### Material for this task
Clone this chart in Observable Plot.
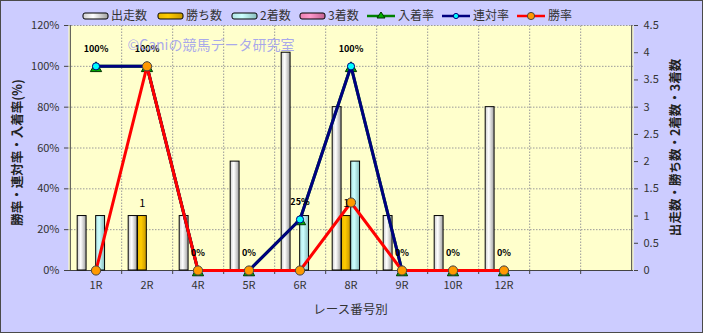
<!DOCTYPE html>
<html><head><meta charset="utf-8">
<script src="https://cdn.jsdelivr.net/npm/d3@7"></script>
<script src="https://cdn.jsdelivr.net/npm/@observablehq/plot@0.6"></script>
<style>
html,body{margin:0;padding:0;background:#fff;}
#wrap{width:703px;height:333px;box-sizing:border-box;border:1px solid #4a4a4a;background:#CCCCFF;overflow:hidden;}
svg text{font-family:"Noto Sans CJK JP","Noto Sans",sans-serif;}
</style></head>
<body>
<svg width="0" height="0" style="position:absolute">
<defs>
<linearGradient id="gWhite" x1="0" x2="1" y1="0" y2="0"><stop offset="0" stop-color="#cfcfcf"/><stop offset="0.4" stop-color="#ffffff"/><stop offset="1" stop-color="#a0a0a0"/></linearGradient>
<linearGradient id="gGold" x1="0" x2="1" y1="0" y2="0"><stop offset="0" stop-color="#e8b800"/><stop offset="0.4" stop-color="#ffcc00"/><stop offset="1" stop-color="#c89800"/></linearGradient>
<linearGradient id="gCyan" x1="0" x2="1" y1="0" y2="0"><stop offset="0" stop-color="#b0e4e4"/><stop offset="0.4" stop-color="#ccffff"/><stop offset="1" stop-color="#88bcbc"/></linearGradient>
<linearGradient id="gPink" x1="0" x2="1" y1="0" y2="0"><stop offset="0" stop-color="#e880b0"/><stop offset="0.4" stop-color="#ff99cc"/><stop offset="1" stop-color="#c06090"/></linearGradient>
</defs></svg>
<div id="wrap"></div>
<script>
// ---- data ----
const categories = ["1R","2R","4R","5R","6R","8R","9R","10R","12R"];
const emptySlots = ["_a","_b"];
const runners   = [1,1,1,2,4,3,1,1,3];   // 出走数
const wins      = [0,1,0,0,0,1,0,0,0];   // 勝ち数
const seconds   = [1,0,0,0,1,2,0,0,0];   // 2着数
const thirds    = [0,0,0,0,0,0,0,0,0];   // 3着数
const placeRate = [100,100,0,0,25,100,0,0,0];  // 入着率
const rentaiRate= [100,100,0,0,25,100,0,0,0];  // 連対率
const winRate   = [0,100,0,0,0,33.3,0,0,0];    // 勝率
const leftTicks = [0,20,40,60,80,100,120];
const rightTicks = [0,0.5,1,1.5,2,2.5,3,3.5,4,4.5];
const countSeries = ["出走数","勝ち数","2着数","3着数"];
const rateSeries = ["入着率","連対率","勝率"];

// ---- layout ----
const W = 701, H = 331;
const mL = 67, mR = 69, mT = 24, mB = 62;
const slots = [...categories, ...emptySlots];
const nSlots = slots.length;
const bw = (W - mL - mR) / nSlots;
const gw = bw * 0.72, bw4 = gw / 4;
const k = 120 / 4.5; // count -> percent units
const fills = ["url(#gWhite)","url(#gGold)","url(#gCyan)","url(#gPink)"];
const countArrays = [runners, wins, seconds, thirds];

const barMarks = countArrays.map((arr, i) => {
  const data = categories.map((c, j) => ({c, v: arr[j]})).filter(d => d.v > 0);
  const il = (bw - gw) / 2 + i * bw4;
  return Plot.barY(data, {x: "c", y: d => d.v * k, fill: fills[i], stroke: "#000", strokeWidth: 1,
    insetLeft: il, insetRight: bw - il - bw4});
});

const rows = categories.map((c, j) => ({c, p: placeRate[j], r: rentaiRate[j], w: winRate[j], win: wins[j]}));
const tickLen = 4 * 120 / (H - mT - mB);

const plot = Plot.plot({
  width: W, height: H,
  marginLeft: mL, marginRight: mR, marginTop: mT, marginBottom: mB,
  style: {background: "transparent", fontSize: "11px", color: "#333"},
  x: {type: "band", domain: slots, padding: 0, axis: null},
  y: {type: "linear", domain: [0, 120], axis: null},
  marks: [
    Plot.frame({fill: "#FFFFCC", stroke: null}),
    Plot.ruleY(leftTicks.filter(t => t > 0), {stroke: "#9a9a9a", strokeDasharray: "1.5,1.5"}),
    Plot.ruleX(slots.slice(0, nSlots - 1), {dx: bw / 2, y1: 0, y2: 120, stroke: "#9a9a9a", strokeDasharray: "1.5,1.5"}),
    Plot.ruleX(slots.slice(0, nSlots - 1), {dx: bw / 2, y1: 0, y2: -tickLen, stroke: "#444"}),
    Plot.ruleX([slots[0]], {dx: -bw / 2, y1: 0, y2: 120, stroke: "#444"}),
    Plot.ruleX([slots[nSlots - 1]], {dx: bw / 2, y1: 0, y2: 120, stroke: "#444"}),
    Plot.ruleY([0], {stroke: "#444"}),
    Plot.axisY(leftTicks, {anchor: "left", tickSize: 4, tickPadding: 5, tickFormat: d => d + "%", fontSize: 11, stroke: "#444", label: null}),
    Plot.axisY(rightTicks.map(v => v * k), {anchor: "right", tickSize: 4, tickPadding: 6, tickFormat: d => String(+(d / k).toFixed(1)), fontSize: 11, stroke: "#444", label: null}),
    Plot.axisX(categories, {anchor: "bottom", tickSize: 0, tickPadding: 11, fontSize: 11, label: null}),
    ...barMarks,
    Plot.line(rows, {x: "c", y: "p", stroke: "#008000", strokeWidth: 3}),
    Plot.dot(rows, {x: "c", y: "p", symbol: "triangle", r: 4.2, fill: "#00b000", stroke: "#003300", strokeWidth: 1, dy: 2}),
    Plot.line(rows, {x: "c", y: "r", stroke: "#000080", strokeWidth: 3}),
    Plot.dot(rows, {x: "c", y: "r", symbol: "circle", r: 3.6, fill: "#00FFFF", stroke: "#000080", strokeWidth: 1}),
    Plot.line(rows, {x: "c", y: "w", stroke: "#FF0000", strokeWidth: 3}),
    Plot.dot(rows, {x: "c", y: "w", r: 4.6, fill: "#FF9900", stroke: "#444", strokeWidth: 1}),
    Plot.text(rows.filter(d => d.win > 0), {x: "c", y: d => d.win * k, text: d => String(d.win), dy: -13, dx: -bw4 * 0.5, fontSize: 11, fill: "#000"}),
    Plot.text(rows, {x: "c", y: "p", text: d => d.p + "%", dy: -17, fontSize: 9, fontWeight: "bold", fill: "#000"})
  ]
});

const svg = d3.select(plot);
// watermark
svg.append("text").attr("x", 210).attr("y", 49).attr("text-anchor", "middle")
  .attr("font-size", 14).attr("fill", "#9a9af0").attr("fill-opacity", 0.85).text("©Caniの競馬データ研究室");
// axis titles
svg.append("text").attr("transform", `translate(21,${mT + (H - mT - mB) / 2 + 5}) rotate(-90)`)
  .attr("text-anchor", "middle").attr("font-size", 12.5).attr("font-weight", "bold").attr("fill", "#222")
  .text("勝率・連対率・入着率(%)");
svg.append("text").attr("transform", `translate(679,${mT + (H - mT - mB) / 2}) rotate(-90)`)
  .attr("text-anchor", "middle").attr("font-size", 12.5).attr("font-weight", "bold").attr("fill", "#222")
  .text("出走数・勝ち数・2着数・3着数");
svg.append("text").attr("x", mL + (W - mL - mR) / 2).attr("y", 313).attr("text-anchor", "middle")
  .attr("font-size", 12.5).attr("fill", "#333").text("レース番号別");

// legend
const lg = svg.append("g").attr("transform", "translate(0,15)").attr("text-anchor", "start");
const barX = [82, 157, 231, 299];
countSeries.forEach((s, i) => {
  lg.append("rect").attr("x", barX[i]).attr("y", -3).attr("width", 25).attr("height", 6).attr("rx", 2)
    .attr("fill", fills[i]).attr("stroke", "#000");
  lg.append("text").attr("x", barX[i] + 28).attr("y", 0).attr("dy", "0.36em").attr("font-size", 12).attr("fill", "#333").text(s);
});
const lineX = [366, 441, 516];
const lineColors = ["#008000", "#000080", "#FF0000"];
rateSeries.forEach((s, i) => {
  const x0 = lineX[i];
  lg.append("line").attr("x1", x0).attr("x2", x0 + 28).attr("y1", 0).attr("y2", 0).attr("stroke", lineColors[i]).attr("stroke-width", 2.5);
  if (i === 0) lg.append("path").attr("d", `M${x0 + 14},-4L${x0 + 18},2L${x0 + 10},2Z`).attr("fill", "#00b000").attr("stroke", "#003300");
  if (i === 1) lg.append("circle").attr("cx", x0 + 14).attr("cy", 0).attr("r", 2.6).attr("fill", "#00FFFF").attr("stroke", "#000080");
  if (i === 2) lg.append("circle").attr("cx", x0 + 14).attr("cy", 0).attr("r", 3.6).attr("fill", "#FF9900").attr("stroke", "#444");
  lg.append("text").attr("x", x0 + 31).attr("y", 0).attr("dy", "0.36em").attr("font-size", 12).attr("fill", "#333").text(s);
});

document.getElementById("wrap").appendChild(plot);
</script>
</body></html>
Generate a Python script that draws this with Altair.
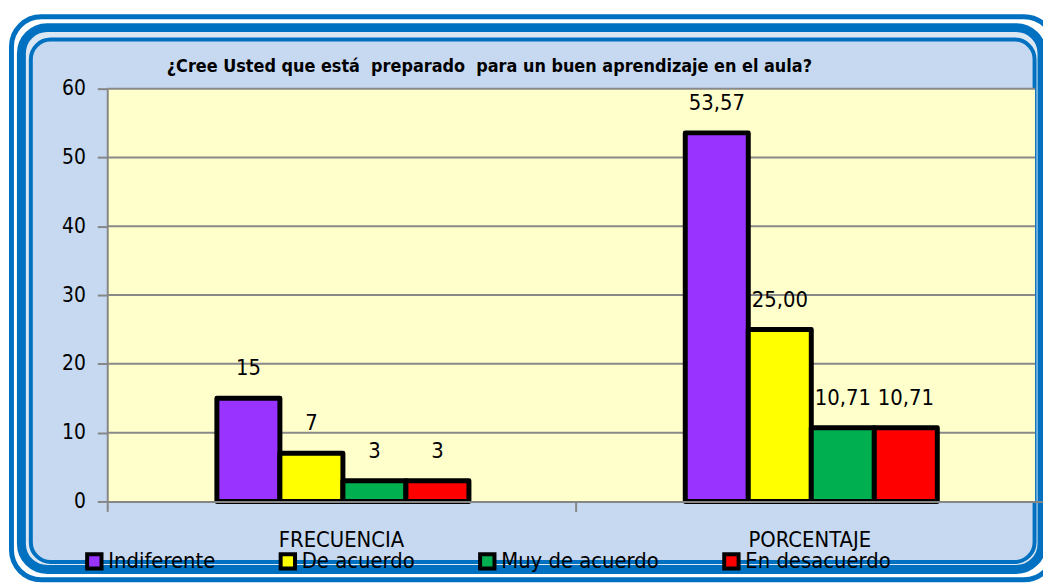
import altair as alt
import pandas as pd

# ---------------- data ----------------
categorias = ["FRECUENCIA", "PORCENTAJE"]
respuestas = ["Indiferente", "De acuerdo", "Muy de acuerdo", "En desacuerdo"]
frecuencia = [15, 7, 3, 3]
porcentaje = [53.57, 25.00, 10.71, 10.71]
etiquetas_frec = ["15", "7", "3", "3"]
etiquetas_porc = ["53,57", "25,00", "10,71", "10,71"]
colores = ["#9933FF", "#FFFF00", "#00B050", "#FF0000"]
y_ticks = [0, 10, 20, 30, 40, 50, 60]
titulo = "¿Cree Usted que está\u00a0 preparado\u00a0 para un buen aprendizaje en el aula?"

rows = []
for r, v, t in zip(respuestas, frecuencia, etiquetas_frec):
    rows.append({"cat": "FRECUENCIA", "resp": r, "val": v, "lab": t})
for r, v, t in zip(respuestas, porcentaje, etiquetas_porc):
    rows.append({"cat": "PORCENTAJE", "resp": r, "val": v, "lab": t})
df = pd.DataFrame(rows)
grid_df = pd.DataFrame({"y": y_ticks[1:]})
one = pd.DataFrame({"k": [1]})
title_df = pd.DataFrame({"t": [titulo]})

FONT = "DejaVu Sans Condensed, DejaVu Sans, sans-serif"
W, H = 935, 416
BLUE = "#0070C0"

x_enc = alt.X(
    "cat:N",
    sort=categorias,
    scale=alt.Scale(domain=categorias, range=[0, 944], paddingInner=0, paddingOuter=0),
    axis=alt.Axis(
        title=None, bandPosition=0, labelAngle=0,
        labelFont=FONT, labelFontSize=22, labelColor="black", labelPadding=18,
        tickSize=10, tickColor="#868686", tickWidth=2,
        domainColor="#868686", domainWidth=2, zindex=1,
    ),
)
xoff_enc = alt.XOffset(
    "resp:N", sort=respuestas,
    scale=alt.Scale(domain=respuestas, paddingInner=0, paddingOuter=0, range=[110.5, 364.5]),
)
y_enc = alt.Y(
    "val:Q",
    scale=alt.Scale(domain=[0, 60], nice=False),
    axis=alt.Axis(
        values=y_ticks, title=None, grid=False,
        labelFont=FONT, labelFontSize=21, labelColor="black", labelPadding=12,
        tickSize=10, tickColor="#868686", tickWidth=2,
        domainColor="#868686", domainWidth=2, zindex=1,
    ),
)

# ---------------- frame ----------------
frame_outer = alt.Chart(one).mark_rect(
    fill="white", stroke=BLUE, strokeWidth=5, cornerRadius=30
).encode(x=alt.value(-96.5), x2=alt.value(954), y=alt.value(-72.5), y2=alt.value(495))

frame_band = alt.Chart(one).mark_rect(
    fill="#DCE7F4", stroke=BLUE, strokeWidth=9, cornerRadius=26
).encode(x=alt.value(-86.5), x2=alt.value(942), y=alt.value(-61.5), y2=alt.value(484.5))

frame_inner = alt.Chart(one).mark_rect(
    fill="#C6D9F1", stroke=BLUE, strokeWidth=4, cornerRadius=20
).encode(x=alt.value(-77), x2=alt.value(934.5), y=alt.value(-49.5), y2=alt.value(477))

plot_bg = alt.Chart(one).mark_rect(fill="#FFFFCC").encode(
    x=alt.value(0), x2=alt.value(W), y=alt.value(0), y2=alt.value(H)
)

grid = alt.Chart(grid_df).mark_rule(color="#898989", strokeWidth=2).encode(
    y=alt.Y("y:Q", scale=alt.Scale(domain=[0, 60], nice=False)),
    x=alt.value(0), x2=alt.value(W),
)

title_mark = alt.Chart(title_df).mark_text(
    font=FONT, fontSize=18, fontWeight="bold", color="black",
    align="left", baseline="alphabetic",
).encode(x=alt.value(60), y=alt.value(-17), text="t:N")

bars = alt.Chart(df).mark_bar(stroke="black", strokeWidth=5, strokeJoin="round").encode(
    x=x_enc,
    xOffset=xoff_enc,
    y=y_enc,
    color=alt.Color(
        "resp:N",
        sort=respuestas,
        scale=alt.Scale(domain=respuestas, range=colores),
        legend=alt.Legend(
            title=None, orient="none", legendX=-24, legendY=465,
            direction="horizontal", symbolType="square", symbolSize=210,
            symbolStrokeColor="black", symbolStrokeWidth=4,
            labelFont=FONT, labelFontSize=22, labelColor="black",
            columnPadding=57, labelOffset=3, padding=0, labelLimit=0,
        ),
    ),
)

labels = alt.Chart(df).mark_text(
    font=FONT, fontSize=22, color="black", baseline="alphabetic", dy=-23
).encode(
    x=alt.X("cat:N", sort=categorias),
    xOffset=xoff_enc,
    y=alt.Y("val:Q"),
    text="lab:N",
)

chart = alt.layer(
    frame_outer, frame_band, frame_inner, plot_bg, grid, title_mark, bars, labels
).properties(
    width=W, height=H,
    autosize="none",
    padding={"left": 100, "top": 79, "right": 8, "bottom": 93},
).configure_view(stroke=None).configure(background="white")

chart.save("out.html", embed_options={"renderer": "svg", "actions": False})
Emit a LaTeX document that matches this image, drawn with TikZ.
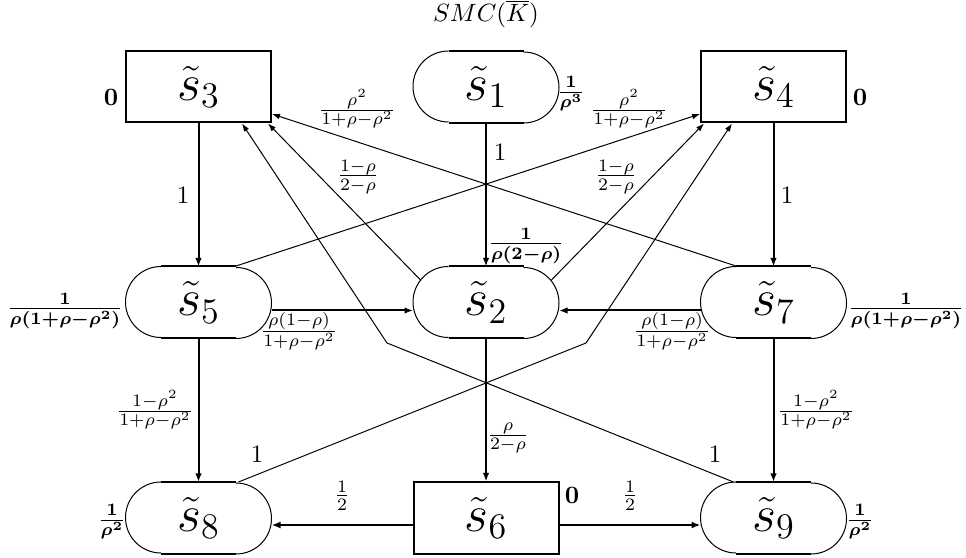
\documentclass[tikz,border=0pt]{standalone}
\usetikzlibrary{arrows.meta,calc}
\begin{document}
\begin{tikzpicture}[x=0.4pt,y=0.4pt,
 box/.style={draw, line width=0.8pt, minimum width=58pt, minimum height=28.4pt, inner sep=0pt, font=\huge},
 stad/.style={minimum width=58pt, minimum height=28.4pt, inner sep=0pt, font=\huge},
 thk/.style={line width=0.8pt, -{Latex[length=3.4pt,width=2.6pt]}},
 thkb/.style={line width=1.1pt, -{Latex[length=3.6pt,width=2.8pt]}},
 thn/.style={line width=0.4pt, -{Latex[length=3.2pt,width=2.3pt]}},
 lab/.style={inner sep=0pt, font=\normalsize},
 blab/.style={inner sep=0pt, font=\normalsize\boldmath}
]
\useasboundingbox (0,0) rectangle (966,-558);
% nodes
\node[lab] (title) at (486,-14) {$SMC(\overline{K})$};
\node[box] (s3) at (198.5,-87) {$\tilde{s}_3$};
\node[stad] (s1) at (486,-87) {$\tilde{s}_1$};
\node[box] (s4) at (773.5,-87) {$\tilde{s}_4$};
\node[stad] (s5) at (198.5,-302.5) {$\tilde{s}_5$};
\node[stad] (s2) at (486,-302.5) {$\tilde{s}_2$};
\node[stad] (s7) at (773.5,-302.5) {$\tilde{s}_7$};
\node[stad] (s8) at (198.5,-518) {$\tilde{s}_8$};
\node[box] (s6) at (486,-518) {$\tilde{s}_6$};
\node[stad] (s9) at (773.5,-518) {$\tilde{s}_9$};
% stadium outlines
\foreach \n in {s1,s2,s5,s7,s8,s9}{
 \draw[line width=0.8pt] ($(\n.north west)+(35.5,0)$) -- ($(\n.north east)+(-35.5,0)$);
 \draw[line width=0.8pt] ($(\n.south west)+(35.5,0)$) -- ($(\n.south east)+(-35.5,0)$);
 \draw[line width=0.4pt] ($(\n.north west)+(35.5,0)$) arc[start angle=90,end angle=270,radius=14.2pt];
 \draw[line width=0.4pt] ($(\n.south east)+(-35.5,0)$) arc[start angle=-90,end angle=90,radius=14.2pt];
}
% bend coordinates
\coordinate (b1) at (387,-343);
\coordinate (b2) at (586,-343);
% thick vertical arrows
\draw[thk] (s3.south) -- (s5.north);
\draw[thk] (s1.south) -- (s2.north);
\draw[thk] (s4.south) -- (s7.north);
\draw[thk] (s5.south) -- (s8.north);
\draw[thk] (s2.south) -- (s6.north);
\draw[thk] (s7.south) -- (s9.north);
% thick horizontal arrows
\draw[thk] ($(s5.east)+(0,-8)$) -- ($(s2.west)+(0,-8)$);
\draw[thk] ($(s7.west)+(0,-8)$) -- ($(s2.east)+(0,-8)$);
\draw[thkb] ($(s6.west)+(0,-7)$) -- ($(s8.east)+(0,-7)$);
\draw[thkb] ($(s6.east)+(0,-7)$) -- ($(s9.west)+(0,-7)$);
% thin arrows
\draw[thn] ($(s7.north)+(-36,0)$) -- ($(s3.south east)+(0,9.5)$);
\draw[thn] ($(s5.north)+(36,0)$) -- ($(s4.south west)+(0,9.5)$);
\draw[thn] ($(s2.center)+(-65,22)$) -- ($(s3.south east)+(-4,0)$);
\draw[thn] ($(s2.center)+(65,22)$) -- ($(s4.south west)+(4,0)$);
\draw[thn] ($(s9.north)+(-40,0)$) -- (b1) -- ($(s3.south)+(43.5,0)$);
\draw[thn] ($(s8.north)+(40,0)$) -- (b2) -- ($(s4.south)+(-41.5,0)$);
% labels
\node[blab] (l0a) at (111,-97) {$0$};
\node[blab] (l0b) at (860,-97) {$0$};
\node[blab] (l0c) at (572,-495) {$0$};
\node[blab] (lr3) at (571,-94) {$\frac{1}{\rho^3}$};
\node[lab] (la) at (357,-109) {$\frac{\rho^2}{1+\rho-\rho^2}$};
\node[lab] (lb) at (629,-109) {$\frac{\rho^2}{1+\rho-\rho^2}$};
\node[lab] (lc) at (358,-177) {$\frac{1-\rho}{2-\rho}$};
\node[lab] (ld) at (616,-177) {$\frac{1-\rho}{2-\rho}$};
\node[lab] (le) at (500,-152) {$1$};
\node[lab] (lf) at (183,-195) {$1$};
\node[lab] (lg) at (787,-195) {$1$};
\node[blab] (lh) at (526,-246) {$\frac{1}{\rho(2-\rho)}$};
\node[blab] (li) at (65,-311) {$\frac{1}{\rho(1+\rho-\rho^2)}$};
\node[blab] (lj) at (906,-311) {$\frac{1}{\rho(1+\rho-\rho^2)}$};
\node[lab] (lk) at (299,-331) {$\frac{\rho(1-\rho)}{1+\rho-\rho^2}$};
\node[lab] (ll) at (672,-331) {$\frac{\rho(1-\rho)}{1+\rho-\rho^2}$};
\node[lab] (lm) at (155,-410) {$\frac{1-\rho^2}{1+\rho-\rho^2}$};
\node[lab] (ln) at (816,-410) {$\frac{1-\rho^2}{1+\rho-\rho^2}$};
\node[lab] (lo) at (508,-438) {$\frac{\rho}{2-\rho}$};
\node[lab] (lp) at (257,-454) {$1$};
\node[lab] (lq) at (715,-454) {$1$};
\node[lab] (lr) at (342,-496) {$\frac{1}{2}$};
\node[lab] (ls) at (630,-496) {$\frac{1}{2}$};
\node[blab] (lt) at (112,-522) {$\frac{1}{\rho^2}$};
\node[blab] (lu) at (860,-522) {$\frac{1}{\rho^2}$};
\end{tikzpicture}
\end{document}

### The exercise
Repeat exactly the stretch of lines that opens with the line containing "Generate a Python" and closes with the line containing "Usted que está\u00a0". Leave the pictures out, and add nothing.

### Exercise output
Generate a Python script that draws this with Altair.
import altair as alt
import pandas as pd

# ---------------- data ----------------
categorias = ["FRECUENCIA", "PORCENTAJE"]
respuestas = ["Indiferente", "De acuerdo", "Muy de acuerdo", "En desacuerdo"]
frecuencia = [15, 7, 3, 3]
porcentaje = [53.57, 25.00, 10.71, 10.71]
etiquetas_frec = ["15", "7", "3", "3"]
etiquetas_porc = ["53,57", "25,00", "10,71", "10,71"]
colores = ["#9933FF", "#FFFF00", "#00B050", "#FF0000"]
y_ticks = [0, 10, 20, 30, 40, 50, 60]
titulo = "¿Cree Usted que está\u00a0 preparado\u00a0 para un buen aprendizaje en el aula?"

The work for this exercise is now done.